Set down the data below without change, skipping the pictures it holds.
===============
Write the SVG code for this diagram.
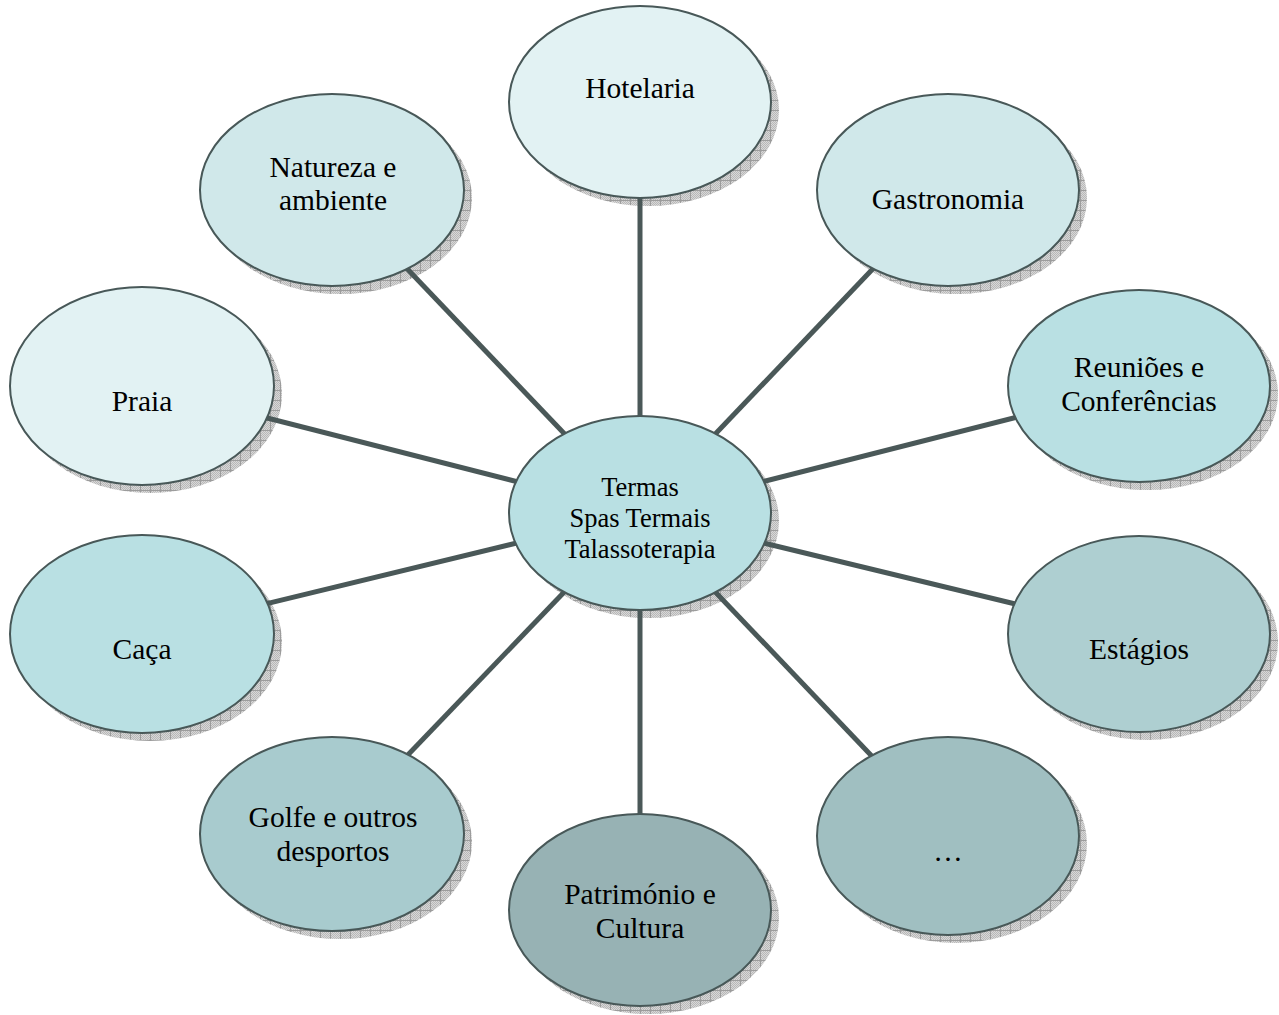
<svg xmlns="http://www.w3.org/2000/svg" width="1279" height="1015" viewBox="0 0 1279 1015">
  <style>
    .bubble { stroke: #485858; stroke-width: 2; }
    .shade { fill: url(#hatch); }
    .label { font-family: "Liberation Serif", "Times New Roman", serif; font-size: 29.5px; fill: #000; text-anchor: middle; }
    .hub { font-size: 26.5px; }
    .link { stroke: #4a5858; stroke-width: 5; fill: none; }
  </style>
  <defs>
    <!-- fine dither under the shadow grid -->
    <pattern id="dither" width="2" height="2" patternUnits="userSpaceOnUse">
      <rect width="2" height="2" fill="#d8d8d8"/>
      <rect width="1" height="1" fill="#b8b8b8"/>
      <rect x="1" y="1" width="1" height="1" fill="#b8b8b8"/>
    </pattern>
    <!-- cross-hatched drop shadow -->
    <pattern id="hatch" width="10" height="10" patternUnits="userSpaceOnUse">
      <rect width="10" height="10" fill="url(#dither)"/>
      <path d="M0 0.5H10M0.5 0V10" stroke="#9c9c9c" stroke-width="1"/>
    </pattern>
  </defs>

  <rect width="1279" height="1015" fill="#ffffff"/>

  <!-- drop shadows, offset down and right -->
  <g id="shadows" class="shade">
    <ellipse cx="648" cy="110" rx="131" ry="96"/>
    <ellipse cx="956" cy="198" rx="131" ry="96"/>
    <ellipse cx="1147" cy="394" rx="131" ry="96"/>
    <ellipse cx="1147" cy="642" rx="131" ry="98"/>
    <ellipse cx="956" cy="844" rx="131" ry="99"/>
    <ellipse cx="648" cy="918" rx="131" ry="96"/>
    <ellipse cx="340" cy="842" rx="132" ry="97"/>
    <ellipse cx="150" cy="642" rx="132" ry="99"/>
    <ellipse cx="150" cy="394" rx="132" ry="99"/>
    <ellipse cx="340" cy="198" rx="132" ry="96"/>
    <ellipse cx="648" cy="521" rx="131" ry="97"/>
  </g>

  <!-- spokes from the hub to each satellite -->
  <g id="connectors" class="link">
    <line x1="640" y1="513" x2="640" y2="102"/>
    <line x1="640" y1="513" x2="948" y2="190"/>
    <line x1="640" y1="513" x2="1139" y2="386"/>
    <line x1="640" y1="513" x2="1139" y2="634"/>
    <line x1="640" y1="513" x2="948" y2="836"/>
    <line x1="640" y1="513" x2="640" y2="910"/>
    <line x1="640" y1="513" x2="332" y2="834"/>
    <line x1="640" y1="513" x2="142" y2="634"/>
    <line x1="640" y1="513" x2="142" y2="386"/>
    <line x1="640" y1="513" x2="332" y2="190"/>
  </g>

  <g id="hotelaria">
    <ellipse class="bubble" cx="640" cy="102" rx="131" ry="96" fill="#e2f2f3"/>
    <text class="label" x="640" y="98">Hotelaria</text>
  </g>

  <g id="gastronomia">
    <ellipse class="bubble" cx="948" cy="190" rx="131" ry="96" fill="#d0e8ea"/>
    <text class="label" x="948" y="209">Gastronomia</text>
  </g>

  <g id="reunioes">
    <ellipse class="bubble" cx="1139" cy="386" rx="131" ry="96" fill="#b9e0e3"/>
    <text class="label" x="1139" y="377">Reuniões e</text>
    <text class="label" x="1139" y="411">Conferências</text>
  </g>

  <g id="estagios">
    <ellipse class="bubble" cx="1139" cy="634" rx="131" ry="98" fill="#aecfd1"/>
    <text class="label" x="1139" y="659">Estágios</text>
  </g>

  <g id="outros">
    <ellipse class="bubble" cx="948" cy="836" rx="131" ry="99" fill="#a0bfc1"/>
    <text class="label" x="948" y="861">…</text>
  </g>

  <g id="patrimonio">
    <ellipse class="bubble" cx="640" cy="910" rx="131" ry="96" fill="#97b2b4"/>
    <text class="label" x="640" y="904">Património e</text>
    <text class="label" x="640" y="938">Cultura</text>
  </g>

  <g id="golfe">
    <ellipse class="bubble" cx="332" cy="834" rx="132" ry="97" fill="#a8cbce"/>
    <text class="label" x="333" y="827">Golfe e outros</text>
    <text class="label" x="333" y="861">desportos</text>
  </g>

  <g id="caca">
    <ellipse class="bubble" cx="142" cy="634" rx="132" ry="99" fill="#b9e0e3"/>
    <text class="label" x="142" y="659">Caça</text>
  </g>

  <g id="praia">
    <ellipse class="bubble" cx="142" cy="386" rx="132" ry="99" fill="#e2f2f3"/>
    <text class="label" x="142" y="411">Praia</text>
  </g>

  <g id="natureza">
    <ellipse class="bubble" cx="332" cy="190" rx="132" ry="96" fill="#d0e8ea"/>
    <text class="label" x="333" y="177">Natureza e</text>
    <text class="label" x="333" y="210">ambiente</text>
  </g>

  <g id="termas">
    <ellipse class="bubble" cx="640" cy="513" rx="131" ry="97" fill="#b9e0e3"/>
    <text class="label hub" x="640" y="496">Termas</text>
    <text class="label hub" x="640" y="527">Spas Termais</text>
    <text class="label hub" x="640" y="558">Talassoterapia</text>
  </g>
</svg>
===============
-- Output below --
Write the SVG code for this diagram.
<svg xmlns="http://www.w3.org/2000/svg" width="1279" height="1015" viewBox="0 0 1279 1015">
  <style>
    .bubble { stroke: #485858; stroke-width: 2; }
    .shade { fill: url(#hatch); }
    .label { font-family: "Liberation Serif", "Times New Roman", serif; font-size: 29.5px; fill: #000; text-anchor: middle; }
    .hub { font-size: 26.5px; }
    .link { stroke: #4a5858; stroke-width: 5; fill: none; }
  </style>
  <defs>
    <!-- fine dither under the shadow grid -->
    <pattern id="dither" width="2" height="2" patternUnits="userSpaceOnUse">
      <rect width="2" height="2" fill="#d8d8d8"/>
      <rect width="1" height="1" fill="#b8b8b8"/>
      <rect x="1" y="1" width="1" height="1" fill="#b8b8b8"/>
    </pattern>
    <!-- cross-hatched drop shadow -->
    <pattern id="hatch" width="10" height="10" patternUnits="userSpaceOnUse">
      <rect width="10" height="10" fill="url(#dither)"/>
      <path d="M0 0.5H10M0.5 0V10" stroke="#9c9c9c" stroke-width="1"/>
    </pattern>
  </defs>

  <rect width="1279" height="1015" fill="#ffffff"/>

  <!-- drop shadows, offset down and right -->
  <g id="shadows" class="shade">
    <ellipse cx="648" cy="110" rx="131" ry="96"/>
    <ellipse cx="956" cy="198" rx="131" ry="96"/>
    <ellipse cx="1147" cy="394" rx="131" ry="96"/>
    <ellipse cx="1147" cy="642" rx="131" ry="98"/>
    <ellipse cx="956" cy="844" rx="131" ry="99"/>
    <ellipse cx="648" cy="918" rx="131" ry="96"/>
    <ellipse cx="340" cy="842" rx="132" ry="97"/>
    <ellipse cx="150" cy="642" rx="132" ry="99"/>
    <ellipse cx="150" cy="394" rx="132" ry="99"/>
    <ellipse cx="340" cy="198" rx="132" ry="96"/>
    <ellipse cx="648" cy="521" rx="131" ry="97"/>
  </g>

  <!-- spokes from the hub to each satellite -->
  <g id="connectors" class="link">
    <line x1="640" y1="513" x2="640" y2="102"/>
    <line x1="640" y1="513" x2="948" y2="190"/>
    <line x1="640" y1="513" x2="1139" y2="386"/>
    <line x1="640" y1="513" x2="1139" y2="634"/>
    <line x1="640" y1="513" x2="948" y2="836"/>
    <line x1="640" y1="513" x2="640" y2="910"/>
    <line x1="640" y1="513" x2="332" y2="834"/>
    <line x1="640" y1="513" x2="142" y2="634"/>
    <line x1="640" y1="513" x2="142" y2="386"/>
    <line x1="640" y1="513" x2="332" y2="190"/>
  </g>

  <g id="hotelaria">
    <ellipse class="bubble" cx="640" cy="102" rx="131" ry="96" fill="#e2f2f3"/>
    <text class="label" x="640" y="98">Hotelaria</text>
  </g>

  <g id="gastronomia">
    <ellipse class="bubble" cx="948" cy="190" rx="131" ry="96" fill="#d0e8ea"/>
    <text class="label" x="948" y="209">Gastronomia</text>
  </g>

  <g id="reunioes">
    <ellipse class="bubble" cx="1139" cy="386" rx="131" ry="96" fill="#b9e0e3"/>
    <text class="label" x="1139" y="377">Reuniões e</text>
    <text class="label" x="1139" y="411">Conferências</text>
  </g>

  <g id="estagios">
    <ellipse class="bubble" cx="1139" cy="634" rx="131" ry="98" fill="#aecfd1"/>
    <text class="label" x="1139" y="659">Estágios</text>
  </g>

  <g id="outros">
    <ellipse class="bubble" cx="948" cy="836" rx="131" ry="99" fill="#a0bfc1"/>
    <text class="label" x="948" y="861">…</text>
  </g>

  <g id="patrimonio">
    <ellipse class="bubble" cx="640" cy="910" rx="131" ry="96" fill="#97b2b4"/>
    <text class="label" x="640" y="904">Património e</text>
    <text class="label" x="640" y="938">Cultura</text>
  </g>

  <g id="golfe">
    <ellipse class="bubble" cx="332" cy="834" rx="132" ry="97" fill="#a8cbce"/>
    <text class="label" x="333" y="827">Golfe e outros</text>
    <text class="label" x="333" y="861">desportos</text>
  </g>

  <g id="caca">
    <ellipse class="bubble" cx="142" cy="634" rx="132" ry="99" fill="#b9e0e3"/>
    <text class="label" x="142" y="659">Caça</text>
  </g>

  <g id="praia">
    <ellipse class="bubble" cx="142" cy="386" rx="132" ry="99" fill="#e2f2f3"/>
    <text class="label" x="142" y="411">Praia</text>
  </g>

  <g id="natureza">
    <ellipse class="bubble" cx="332" cy="190" rx="132" ry="96" fill="#d0e8ea"/>
    <text class="label" x="333" y="177">Natureza e</text>
    <text class="label" x="333" y="210">ambiente</text>
  </g>

  <g id="termas">
    <ellipse class="bubble" cx="640" cy="513" rx="131" ry="97" fill="#b9e0e3"/>
    <text class="label hub" x="640" y="496">Termas</text>
    <text class="label hub" x="640" y="527">Spas Termais</text>
    <text class="label hub" x="640" y="558">Talassoterapia</text>
  </g>
</svg>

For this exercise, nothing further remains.